> **TASK DIRECTIONS**: In the data below, find each line containing the string "script" and return it.

Plotting code records
──────
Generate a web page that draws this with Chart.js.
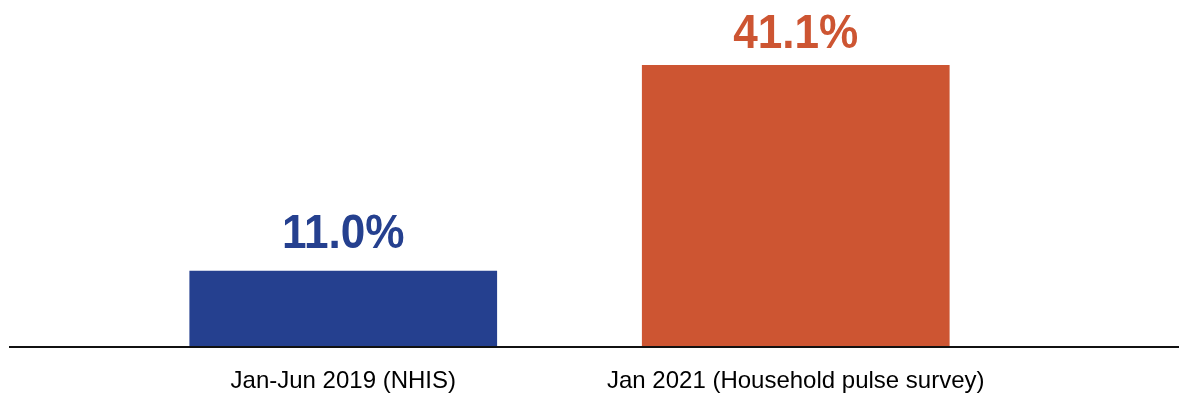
<!DOCTYPE html>
<html>
<head>
<meta charset="utf-8">
<script src="https://cdn.jsdelivr.net/npm/chart.js@4"></script>
<style>
  html, body { margin: 0; padding: 0; background: #ffffff; }
  #wrap { width: 1179px; height: 397px; position: relative; }
</style>
</head>
<body>
<div id="wrap"><canvas id="c" width="1179" height="397"></canvas></div>
<script>
const categories = ["Jan-Jun 2019 (NHIS)", "Jan 2021 (Household pulse survey)"];
const values = [11.0, 41.1];
const valueLabels = ["11.0%", "41.1%"];
const barColors = ["#25408f", "#cd5532"];

const valueLabelPlugin = {
  id: 'valueLabels',
  afterDatasetsDraw(chart, args, opts) {
    const ctx = chart.ctx;
    const meta = chart.getDatasetMeta(0);
    meta.data.forEach((bar, i) => {
      ctx.save();
      ctx.font = opts.font;
      ctx.textAlign = 'center';
      ctx.textBaseline = 'alphabetic';
      ctx.fillStyle = barColors[i];
      ctx.translate(bar.x, bar.y - opts.offsets[i]);
      ctx.scale(opts.squeeze, 1);
      ctx.fillText(valueLabels[i], 0, 0);
      ctx.restore();
    });
  }
};

const baselinePlugin = {
  id: 'baseline',
  afterDatasetsDraw(chart, args, opts) {
    const ctx = chart.ctx;
    const y = chart.scales.y.getPixelForValue(0);
    ctx.save();
    ctx.strokeStyle = '#111111';
    ctx.lineWidth = 2;
    ctx.beginPath();
    ctx.moveTo(opts.left, y + 1);
    ctx.lineTo(opts.right, y + 1);
    ctx.stroke();
    ctx.restore();
  }
};

new Chart(document.getElementById('c'), {
  type: 'bar',
  data: {
    labels: categories,
    datasets: [{
      data: values,
      backgroundColor: barColors,
      borderWidth: 0,
      categoryPercentage: 1.0,
      barPercentage: 0.68
    }]
  },
  options: {
    responsive: false,
    animation: false,
    devicePixelRatio: 1,
    layout: { padding: { left: 117, right: 157, top: 4, bottom: 4 } },
    plugins: {
      legend: { display: false },
      tooltip: { enabled: false },
      valueLabels: { font: 'bold 49px "Liberation Sans", Arial, sans-serif', squeeze: 0.9, offsets: [23, 17] },
      baseline: { left: 9, right: 1179 }
    },
    scales: {
      x: {
        grid: { display: false, drawTicks: false },
        border: { display: false },
        afterFit(scale) { scale.height = 47; },
        ticks: {
          color: '#000000',
          padding: 21,
          maxRotation: 0,
          autoSkip: false,
          font: { family: '"Liberation Sans", Arial, sans-serif', size: 24 }
        }
      },
      y: {
        display: false,
        min: 0,
        max: 50
      }
    }
  },
  plugins: [valueLabelPlugin, baselinePlugin]
});
</script>
</body>
</html>
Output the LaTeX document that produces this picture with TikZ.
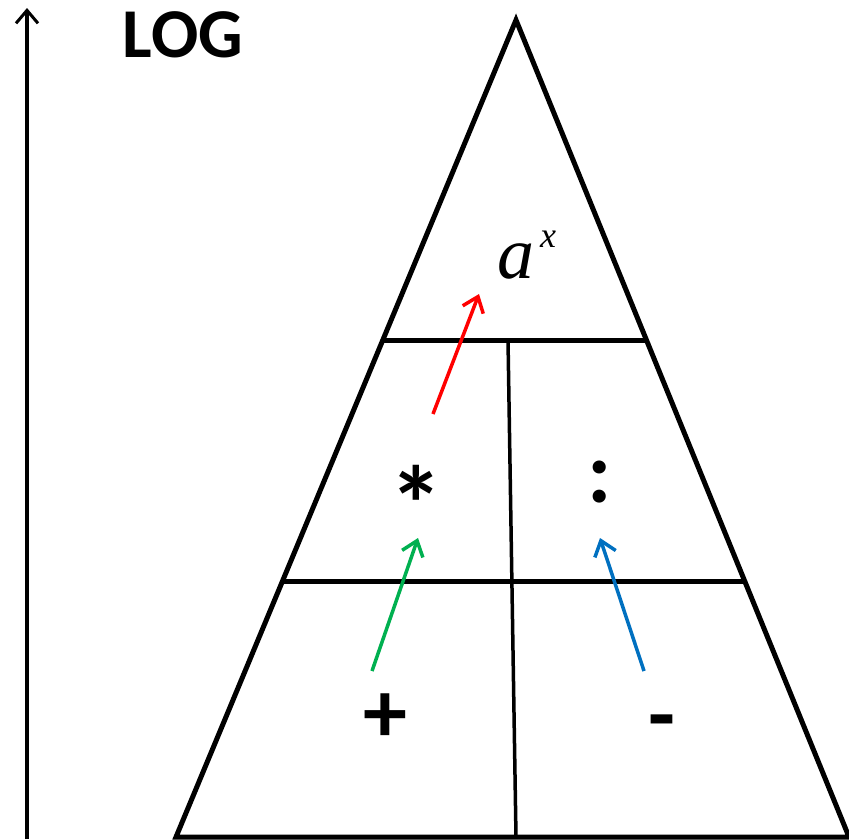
\documentclass[tikz,border=0pt]{standalone}
\usepackage{fontspec}
\setmainfont{Carlito}
\newfontfamily\powfont{Liberation Serif}
\usetikzlibrary{arrows.meta,calc}

\tikzset{
  sign/.style={font=\fontsize{88}{88}\selectfont\bfseries,inner sep=0pt},
  hint/.style={line width=3.5pt,-{Straight Barb[length=14pt,width=22pt,line width=3.5pt]}}
}

\begin{document}
\begin{tikzpicture}[x=1pt,y=-1pt]
  \useasboundingbox (0,0) rectangle (849,839);
  % axis
  \coordinate (ax0) at (27,839);
  \coordinate (ax1) at (27,8);
  \draw[line width=3.5pt,-{Straight Barb[length=13pt,width=22pt,line width=3pt]}] (ax0)--(ax1);
  \node[font=\fontsize{70}{70}\selectfont\bfseries,inner sep=0pt] (log) at (183,35) {LOG};
  % pyramid
  \coordinate (apex) at (516,20);
  \coordinate (bl) at (176,837);
  \coordinate (br) at (849,837);
  \draw[line width=5pt,line join=miter] (apex)--(bl)--(br)--cycle;
  \draw[line width=5pt] ($(apex)!0.3917!(bl)$)--($(apex)!0.3917!(br)$);
  \draw[line width=5pt] ($(apex)!0.6867!(bl)$)--($(apex)!0.6867!(br)$);
  \draw[line width=3.5pt] (508,340)--(516,837);
  % labels
  \node[inner sep=0pt,anchor=base west,font=\powfont\itshape\fontsize{74}{74}\selectfont] (pow) at (497,278)
    {a\raisebox{31pt}{\fontsize{36}{36}\selectfont\,x}};
  \node[sign,font=\fontsize{108}{108}\selectfont\bfseries] (mul) at (416,504) {*};
  \node[sign] (div) at (600,482) {:};
  \node[sign] (add) at (385,718) {+};
  \node[sign] (sub) at (662,730) {-};
  % arrows
  \coordinate (r0) at (433,414);
  \coordinate (r1) at (479,294);
  \coordinate (g0) at (372,671);
  \coordinate (g1) at (418,538);
  \coordinate (b0) at (644,671);
  \coordinate (b1) at (600,538);
  \draw[hint,red] (r0)--(r1);
  \draw[hint,color={rgb,255:red,0;green,176;blue,80}] (g0)--(g1);
  \draw[hint,color={rgb,255:red,0;green,112;blue,192}] (b0)--(b1);
\end{tikzpicture}
\end{document}
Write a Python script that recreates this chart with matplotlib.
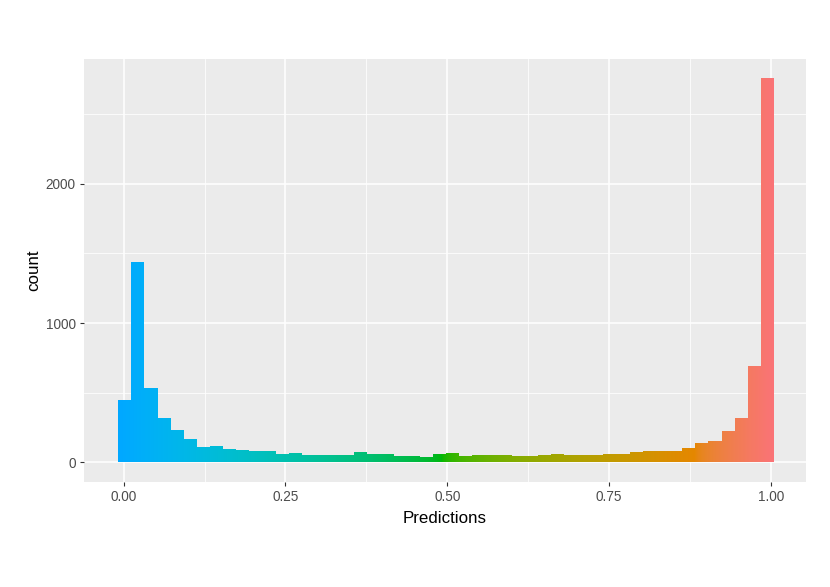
import matplotlib
matplotlib.use("Agg")
import matplotlib.pyplot as plt
import numpy as np
from matplotlib.path import Path

# comptes par classe (50 classes entre 0 et 1)
counts = [450, 1440, 535, 318, 235, 168, 112, 117, 98, 88,
          86, 86, 62, 70, 56, 56, 55, 56, 72, 60,
          58, 44, 45, 36, 58, 66, 47, 56, 56, 55,
          43, 43, 56, 63, 55, 54, 56, 62, 64, 72,
          82, 86, 80, 107, 138, 152, 228, 322, 690, 2755]
x_ticks = [0.0, 0.25, 0.5, 0.75, 1.0]
x_ticklabels = ["0.00", "0.25", "0.50", "0.75", "1.00"]
y_ticks = [0, 1000, 2000]
y_ticklabels = ["0", "1000", "2000"]

counts = np.array(counts)
edges = np.linspace(-0.0085, 1.005, len(counts) + 1)
centers = (edges[:-1] + edges[1:]) / 2
width = edges[1] - edges[0]


def hcl_to_rgb(h, c, l):
    # HCL (polar Luv) -> sRGB, comme hcl() de R
    h = np.radians(h)
    u = c * np.cos(h)
    v = c * np.sin(h)
    xn, yn, zn = 95.047, 100.0, 108.883
    un = 4 * xn / (xn + 15 * yn + 3 * zn)
    vn = 9 * yn / (xn + 15 * yn + 3 * zn)
    Y = yn * ((l + 16) / 116) ** 3 if l > 8 else yn * l / 903.3
    up = u / (13 * l) + un
    vp = v / (13 * l) + vn
    X = Y * 9 * up / (4 * vp)
    Z = Y * (12 - 3 * up - 20 * vp) / (4 * vp)
    xyz = np.stack([X, np.full_like(X, Y), Z], axis=-1) / 100
    m = np.array([[3.2404542, -1.5371385, -0.4985314],
                  [-0.9692660, 1.8760108, 0.0415560],
                  [0.0556434, -0.2040259, 1.0572252]])
    rgb = xyz @ m.T
    rgb = np.where(rgb <= 0.0031308, 12.92 * rgb, 1.055 * np.abs(rgb) ** (1 / 2.4) - 0.055)
    return np.clip(rgb, 0, 1)


fig = plt.figure(figsize=(8.3, 5.87), dpi=100)
ax = fig.add_axes([0.1012, 0.1794, 0.8699, 0.7196])
ax.set_facecolor("#EBEBEB")
for s in ax.spines.values():
    s.set_visible(False)

# barres invisibles, puis dégradé découpé selon leur forme
bars = ax.bar(centers, counts, width=width, color="none", linewidth=0)
xs = np.linspace(edges[0], edges[-1], 800)
rgb = hcl_to_rgb(240 - 228 * xs, 100, 65)
im = ax.imshow(rgb[np.newaxis, :, :], extent=[edges[0], edges[-1], 0, counts.max()],
               aspect="auto", origin="lower", interpolation="bilinear", zorder=2)
paths = [b.get_path().transformed(b.get_patch_transform()) for b in bars]
im.set_clip_path(Path.make_compound_path(*paths), ax.transData)

ax.set_xlim(-0.0614, 1.0545)
ax.set_ylim(-137.75, 2892.75)

ax.set_xticks(x_ticks)
ax.set_xticklabels(x_ticklabels)
ax.set_yticks(y_ticks)
ax.set_yticklabels(y_ticklabels)
ax.set_xticks([0.125, 0.375, 0.625, 0.875], minor=True)
ax.set_yticks([500, 1500, 2500], minor=True)

ax.set_axisbelow(True)
ax.grid(which="major", color="white", linewidth=1.1)
ax.grid(which="minor", color="white", linewidth=0.55)
ax.tick_params(which="major", length=2.9, width=0.8, color="#333333",
               labelcolor="#4D4D4D", labelsize=9.8, pad=3)
ax.tick_params(which="minor", length=0)
for lab in ax.get_xticklabels() + ax.get_yticklabels():
    lab.set_family("Liberation Sans")

ax.set_xlabel("Predictions", fontsize=12.2, family="Liberation Sans", labelpad=5)
ax.set_ylabel("count", fontsize=12.2, family="Liberation Sans", labelpad=3)

fig.savefig("out.png", dpi=100, facecolor="white")
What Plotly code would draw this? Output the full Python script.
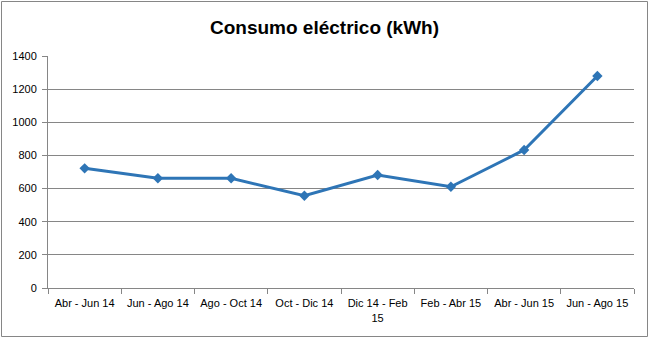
import plotly.graph_objects as go

categories = ["Abr - Jun 14", "Jun - Ago 14", "Ago - Oct 14", "Oct - Dic 14",
              "Dic 14 - Feb 15", "Feb - Abr 15", "Abr - Jun 15", "Jun - Ago 15"]
tick_labels = ["Abr - Jun 14", "Jun - Ago 14", "Ago - Oct 14", "Oct - Dic 14",
               "Dic 14 - Feb<br>15", "Feb - Abr 15", "Abr - Jun 15", "Jun - Ago 15"]
consumo = [722, 662, 662, 557, 682, 611, 833, 1279]
y_ticks = [0, 200, 400, 600, 800, 1000, 1200, 1400]

W, H = 649, 338
ml, mr, mt, mb = 48, 15, 56, 50
pw, ph = W - ml - mr, H - mt - mb

fig = go.Figure(go.Scatter(
    x=categories, y=consumo, mode="lines+markers",
    line=dict(color="#2E75B6", width=3),
    marker=dict(symbol="diamond", size=8, color="#2E75B6"),
))

fig.update_layout(
    width=W, height=H,
    margin=dict(l=ml, r=mr, t=mt, b=mb),
    paper_bgcolor="white", plot_bgcolor="white",
    showlegend=False,
    font=dict(family="Liberation Sans, Arial, sans-serif", size=11, color="#000000"),
    title=dict(text="<b>Consumo eléctrico (kWh)</b>", x=0.5, xanchor="center",
               y=1 - 27 / H, yanchor="middle",
               font=dict(size=19, color="#000000")),
    xaxis=dict(
        type="category", tickmode="array", tickvals=categories, ticktext=tick_labels,
        tickson="boundaries", ticks="outside", ticklen=5, tickcolor="#868686",
        ticklabelstandoff=5,
        showline=True, linecolor="#868686", linewidth=1,
        showgrid=False, range=[-0.5, len(categories) - 0.5],
    ),
    yaxis=dict(
        range=[0, 1400], tickmode="array", tickvals=y_ticks,
        ticks="outside", ticklen=5, tickcolor="#868686",
        ticklabelstandoff=3,
        showline=True, linecolor="#868686", linewidth=1,
        showgrid=True, gridcolor="#868686", gridwidth=1,
        zeroline=False,
    ),
    shapes=[dict(
        type="rect", xref="paper", yref="paper",
        x0=-(ml - 1.5) / pw, x1=1 + (mr - 1.5) / pw,
        y0=-(mb - 1.5) / ph, y1=1 + (mt - 1.5) / ph,
        line=dict(color="#868686", width=1), fillcolor="rgba(0,0,0,0)",
        layer="below",
    )],
)

fig.write_html("out.html")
──────
> **EXPECTED ANSWER**:
<script src="https://cdn.jsdelivr.net/npm/chart.js@4"></script>
<script>
</script>
Write a Python script that recreates this chart with matplotlib.
What Plotly code would draw this? Output the full Python script.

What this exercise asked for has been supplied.